Dissertron build notes

by Sebastian Benthall

I’m going to start building the Dissertron now. These are my notes.

  • I’m going with Hyde as a static site generator on Nick Doty‘s recommendation. It appears to be tracking Jekyll in terms of features, but squares better with my Python/Django background (it uses Jinja2 templates in its current, possibly-1.0-but-under-development version). Meanwhile, at Berkeley we seem to be investing a lot in Python as the language of scientific computing. If scientists skills should be transferrable to their publication tool, this seems like the way to go.
  • Documentation for Hyde is a bit scattered. This first steps guide is sort of helpful, and then there are these docs hosted on Github. As mentioned, they’ve moved away from Django templates to Jinja2, which is similar but less idiosyncratic. They refer you to the Jinja2 docs here for templating.
  • Just trying to make a Hello World type site, I ran into an issue with Markdown rendering. I’ve filed an issue with the project, and will use it as a test of the community’s responsiveness. Since Hyde is competing with a lot of other Python static site generators, it’s kind of nice to bump into this kind of thing early.
  • Got this response from the creator of Hyde in less than 3 hours.
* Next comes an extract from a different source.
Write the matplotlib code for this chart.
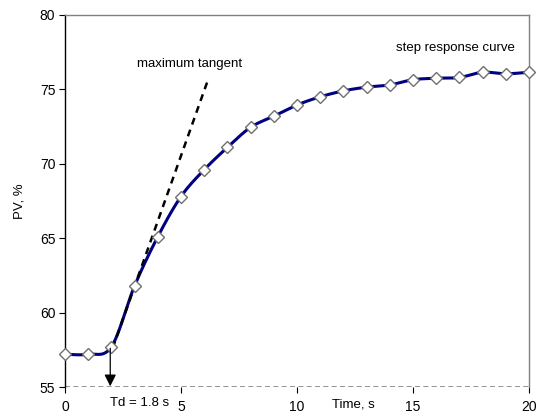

Problem was with my Jinja2 fu (which is weak at the moment)–turns out I have a lot to learn about Whitespace Control. Super positive community experience. I’ll stick with Hyde.
  • “Hello World” intact and framework chosen, my next step is to convert part 2 of my Weird Twitter work to Markdown and use Hyde’s tools to give it some decent layout. If I can make some headway on the citation formating and management in the process, so much the better.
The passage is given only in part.